**Data excerpt**
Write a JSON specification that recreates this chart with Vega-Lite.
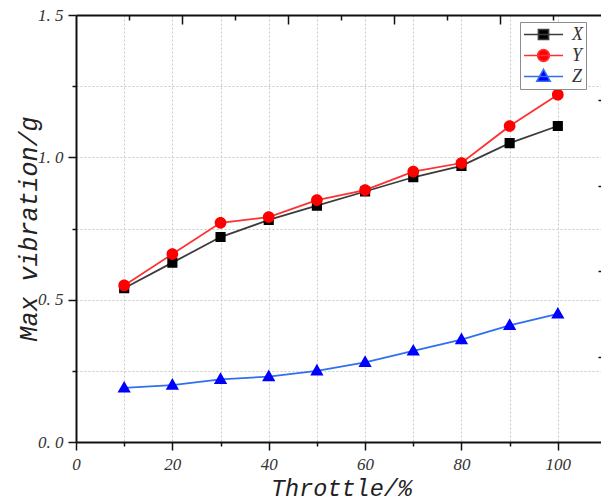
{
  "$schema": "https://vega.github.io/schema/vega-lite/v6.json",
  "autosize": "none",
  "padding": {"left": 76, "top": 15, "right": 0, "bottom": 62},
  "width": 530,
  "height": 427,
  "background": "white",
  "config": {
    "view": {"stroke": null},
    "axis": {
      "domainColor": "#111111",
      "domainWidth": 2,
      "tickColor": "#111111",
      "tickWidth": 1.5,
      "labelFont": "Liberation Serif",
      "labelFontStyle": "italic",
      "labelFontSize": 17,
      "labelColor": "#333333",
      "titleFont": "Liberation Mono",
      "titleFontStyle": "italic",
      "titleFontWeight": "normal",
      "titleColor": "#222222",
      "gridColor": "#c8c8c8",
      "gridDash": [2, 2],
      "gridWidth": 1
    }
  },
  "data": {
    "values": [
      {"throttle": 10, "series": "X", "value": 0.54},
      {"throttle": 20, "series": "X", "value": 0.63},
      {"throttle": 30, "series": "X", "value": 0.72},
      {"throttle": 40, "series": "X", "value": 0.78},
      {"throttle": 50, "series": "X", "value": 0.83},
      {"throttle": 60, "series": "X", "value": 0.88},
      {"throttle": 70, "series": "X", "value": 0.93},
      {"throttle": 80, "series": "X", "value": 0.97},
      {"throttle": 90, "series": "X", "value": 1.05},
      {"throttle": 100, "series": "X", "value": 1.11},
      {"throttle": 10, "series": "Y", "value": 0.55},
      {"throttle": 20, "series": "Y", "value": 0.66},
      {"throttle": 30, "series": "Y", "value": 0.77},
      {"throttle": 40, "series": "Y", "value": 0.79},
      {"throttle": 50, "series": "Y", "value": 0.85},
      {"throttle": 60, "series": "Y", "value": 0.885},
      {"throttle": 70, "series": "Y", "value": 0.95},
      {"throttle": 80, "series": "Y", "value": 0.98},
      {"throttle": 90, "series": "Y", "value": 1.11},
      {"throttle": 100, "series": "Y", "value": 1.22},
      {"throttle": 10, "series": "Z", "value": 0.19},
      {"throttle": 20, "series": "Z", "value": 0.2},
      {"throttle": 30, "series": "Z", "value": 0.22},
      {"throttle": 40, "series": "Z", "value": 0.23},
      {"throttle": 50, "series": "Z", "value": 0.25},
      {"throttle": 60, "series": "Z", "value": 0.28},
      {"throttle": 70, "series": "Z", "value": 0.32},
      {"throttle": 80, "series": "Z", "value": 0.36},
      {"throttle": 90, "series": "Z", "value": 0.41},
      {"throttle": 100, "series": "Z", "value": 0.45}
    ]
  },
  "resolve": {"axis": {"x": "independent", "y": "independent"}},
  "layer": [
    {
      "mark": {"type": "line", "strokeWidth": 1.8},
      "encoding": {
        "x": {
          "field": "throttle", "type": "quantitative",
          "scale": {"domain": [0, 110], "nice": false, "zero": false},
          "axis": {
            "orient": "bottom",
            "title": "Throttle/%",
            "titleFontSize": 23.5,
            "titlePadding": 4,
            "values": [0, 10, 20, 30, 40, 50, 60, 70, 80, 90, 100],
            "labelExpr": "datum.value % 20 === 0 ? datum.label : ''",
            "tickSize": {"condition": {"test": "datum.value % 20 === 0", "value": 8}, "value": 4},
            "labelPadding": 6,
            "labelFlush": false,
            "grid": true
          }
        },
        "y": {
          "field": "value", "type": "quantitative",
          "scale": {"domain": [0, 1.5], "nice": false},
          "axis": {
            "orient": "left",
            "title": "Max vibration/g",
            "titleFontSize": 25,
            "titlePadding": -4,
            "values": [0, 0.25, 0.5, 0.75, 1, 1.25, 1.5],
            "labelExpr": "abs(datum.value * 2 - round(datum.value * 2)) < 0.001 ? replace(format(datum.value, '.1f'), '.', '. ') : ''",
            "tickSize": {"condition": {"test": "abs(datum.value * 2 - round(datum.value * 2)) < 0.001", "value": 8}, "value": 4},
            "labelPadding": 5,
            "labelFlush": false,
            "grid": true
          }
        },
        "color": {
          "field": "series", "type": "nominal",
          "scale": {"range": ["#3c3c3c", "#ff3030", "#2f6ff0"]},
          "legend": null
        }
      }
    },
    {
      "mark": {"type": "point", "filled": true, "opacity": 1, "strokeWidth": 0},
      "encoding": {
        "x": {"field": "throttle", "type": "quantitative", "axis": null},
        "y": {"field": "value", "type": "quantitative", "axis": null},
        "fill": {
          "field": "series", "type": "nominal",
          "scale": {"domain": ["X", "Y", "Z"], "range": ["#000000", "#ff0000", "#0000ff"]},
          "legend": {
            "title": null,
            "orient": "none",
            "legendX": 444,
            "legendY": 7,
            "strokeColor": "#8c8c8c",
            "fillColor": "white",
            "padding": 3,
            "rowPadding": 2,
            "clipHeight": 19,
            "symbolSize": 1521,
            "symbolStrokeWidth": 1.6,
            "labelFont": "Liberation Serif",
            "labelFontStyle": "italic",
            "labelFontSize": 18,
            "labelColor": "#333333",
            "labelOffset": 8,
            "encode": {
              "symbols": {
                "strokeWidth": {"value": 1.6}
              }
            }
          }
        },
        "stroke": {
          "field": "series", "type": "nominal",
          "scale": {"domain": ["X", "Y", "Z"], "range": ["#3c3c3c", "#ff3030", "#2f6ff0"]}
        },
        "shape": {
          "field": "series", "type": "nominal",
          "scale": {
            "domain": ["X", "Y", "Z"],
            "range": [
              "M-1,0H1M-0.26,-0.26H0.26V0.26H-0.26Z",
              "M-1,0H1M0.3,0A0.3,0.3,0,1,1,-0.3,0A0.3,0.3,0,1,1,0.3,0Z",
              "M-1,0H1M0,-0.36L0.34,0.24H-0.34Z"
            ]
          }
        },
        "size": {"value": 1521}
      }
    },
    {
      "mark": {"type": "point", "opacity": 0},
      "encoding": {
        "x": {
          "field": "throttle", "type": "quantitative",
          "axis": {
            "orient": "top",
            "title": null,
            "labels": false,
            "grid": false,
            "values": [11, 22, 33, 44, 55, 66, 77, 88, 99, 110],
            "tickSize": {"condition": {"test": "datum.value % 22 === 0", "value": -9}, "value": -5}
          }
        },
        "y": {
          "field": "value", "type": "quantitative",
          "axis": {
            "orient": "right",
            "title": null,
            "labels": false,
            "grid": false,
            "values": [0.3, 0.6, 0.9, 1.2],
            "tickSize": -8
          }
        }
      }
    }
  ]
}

**Task brief**
Without including any picture, repeat the data exactly.

**Result below**
Write a JSON specification that recreates this chart with Vega-Lite.
{
  "$schema": "https://vega.github.io/schema/vega-lite/v6.json",
  "autosize": "none",
  "padding": {"left": 76, "top": 15, "right": 0, "bottom": 62},
  "width": 530,
  "height": 427,
  "background": "white",
  "config": {
    "view": {"stroke": null},
    "axis": {
      "domainColor": "#111111",
      "domainWidth": 2,
      "tickColor": "#111111",
      "tickWidth": 1.5,
      "labelFont": "Liberation Serif",
      "labelFontStyle": "italic",
      "labelFontSize": 17,
      "labelColor": "#333333",
      "titleFont": "Liberation Mono",
      "titleFontStyle": "italic",
      "titleFontWeight": "normal",
      "titleColor": "#222222",
      "gridColor": "#c8c8c8",
      "gridDash": [2, 2],
      "gridWidth": 1
    }
  },
  "data": {
    "values": [
      {"throttle": 10, "series": "X", "value": 0.54},
      {"throttle": 20, "series": "X", "value": 0.63},
      {"throttle": 30, "series": "X", "value": 0.72},
      {"throttle": 40, "series": "X", "value": 0.78},
      {"throttle": 50, "series": "X", "value": 0.83},
      {"throttle": 60, "series": "X", "value": 0.88},
      {"throttle": 70, "series": "X", "value": 0.93},
      {"throttle": 80, "series": "X", "value": 0.97},
      {"throttle": 90, "series": "X", "value": 1.05},
      {"throttle": 100, "series": "X", "value": 1.11},
      {"throttle": 10, "series": "Y", "value": 0.55},
      {"throttle": 20, "series": "Y", "value": 0.66},
      {"throttle": 30, "series": "Y", "value": 0.77},
      {"throttle": 40, "series": "Y", "value": 0.79},
      {"throttle": 50, "series": "Y", "value": 0.85},
      {"throttle": 60, "series": "Y", "value": 0.885},
      {"throttle": 70, "series": "Y", "value": 0.95},
      {"throttle": 80, "series": "Y", "value": 0.98},
      {"throttle": 90, "series": "Y", "value": 1.11},
      {"throttle": 100, "series": "Y", "value": 1.22},
      {"throttle": 10, "series": "Z", "value": 0.19},
      {"throttle": 20, "series": "Z", "value": 0.2},
      {"throttle": 30, "series": "Z", "value": 0.22},
      {"throttle": 40, "series": "Z", "value": 0.23},
      {"throttle": 50, "series": "Z", "value": 0.25},
      {"throttle": 60, "series": "Z", "value": 0.28},
      {"throttle": 70, "series": "Z", "value": 0.32},
      {"throttle": 80, "series": "Z", "value": 0.36},
      {"throttle": 90, "series": "Z", "value": 0.41},
      {"throttle": 100, "series": "Z", "value": 0.45}
    ]
  },
  "resolve": {"axis": {"x": "independent", "y": "independent"}},
  "layer": [
    {
      "mark": {"type": "line", "strokeWidth": 1.8},
      "encoding": {
        "x": {
          "field": "throttle", "type": "quantitative",
          "scale": {"domain": [0, 110], "nice": false, "zero": false},
          "axis": {
            "orient": "bottom",
            "title": "Throttle/%",
            "titleFontSize": 23.5,
            "titlePadding": 4,
            "values": [0, 10, 20, 30, 40, 50, 60, 70, 80, 90, 100],
            "labelExpr": "datum.value % 20 === 0 ? datum.label : ''",
            "tickSize": {"condition": {"test": "datum.value % 20 === 0", "value": 8}, "value": 4},
            "labelPadding": 6,
            "labelFlush": false,
            "grid": true
          }
        },
        "y": {
          "field": "value", "type": "quantitative",
          "scale": {"domain": [0, 1.5], "nice": false},
          "axis": {
            "orient": "left",
            "title": "Max vibration/g",
            "titleFontSize": 25,
            "titlePadding": -4,
            "values": [0, 0.25, 0.5, 0.75, 1, 1.25, 1.5],
            "labelExpr": "abs(datum.value * 2 - round(datum.value * 2)) < 0.001 ? replace(format(datum.value, '.1f'), '.', '. ') : ''",
            "tickSize": {"condition": {"test": "abs(datum.value * 2 - round(datum.value * 2)) < 0.001", "value": 8}, "value": 4},
            "labelPadding": 5,
            "labelFlush": false,
            "grid": true
          }
        },
        "color": {
          "field": "series", "type": "nominal",
          "scale": {"range": ["#3c3c3c", "#ff3030", "#2f6ff0"]},
          "legend": null
        }
      }
    },
    {
      "mark": {"type": "point", "filled": true, "opacity": 1, "strokeWidth": 0},
      "encoding": {
        "x": {"field": "throttle", "type": "quantitative", "axis": null},
        "y": {"field": "value", "type": "quantitative", "axis": null},
        "fill": {
          "field": "series", "type": "nominal",
          "scale": {"domain": ["X", "Y", "Z"], "range": ["#000000", "#ff0000", "#0000ff"]},
          "legend": {
            "title": null,
            "orient": "none",
            "legendX": 444,
            "legendY": 7,
            "strokeColor": "#8c8c8c",
            "fillColor": "white",
            "padding": 3,
            "rowPadding": 2,
            "clipHeight": 19,
            "symbolSize": 1521,
            "symbolStrokeWidth": 1.6,
            "labelFont": "Liberation Serif",
            "labelFontStyle": "italic",
            "labelFontSize": 18,
            "labelColor": "#333333",
            "labelOffset": 8,
            "encode": {
              "symbols": {
                "strokeWidth": {"value": 1.6}
              }
            }
          }
        },
        "stroke": {
          "field": "series", "type": "nominal",
          "scale": {"domain": ["X", "Y", "Z"], "range": ["#3c3c3c", "#ff3030", "#2f6ff0"]}
        },
        "shape": {
          "field": "series", "type": "nominal",
          "scale": {
            "domain": ["X", "Y", "Z"],
            "range": [
              "M-1,0H1M-0.26,-0.26H0.26V0.26H-0.26Z",
              "M-1,0H1M0.3,0A0.3,0.3,0,1,1,-0.3,0A0.3,0.3,0,1,1,0.3,0Z",
              "M-1,0H1M0,-0.36L0.34,0.24H-0.34Z"
            ]
          }
        },
        "size": {"value": 1521}
      }
    },
    {
      "mark": {"type": "point", "opacity": 0},
      "encoding": {
        "x": {
          "field": "throttle", "type": "quantitative",
          "axis": {
            "orient": "top",
            "title": null,
            "labels": false,
            "grid": false,
            "values": [11, 22, 33, 44, 55, 66, 77, 88, 99, 110],
            "tickSize": {"condition": {"test": "datum.value % 22 === 0", "value": -9}, "value": -5}
          }
        },
        "y": {
          "field": "value", "type": "quantitative",
          "axis": {
            "orient": "right",
            "title": null,
            "labels": false,
            "grid": false,
            "values": [0.3, 0.6, 0.9, 1.2],
            "tickSize": -8
          }
        }
      }
    }
  ]
}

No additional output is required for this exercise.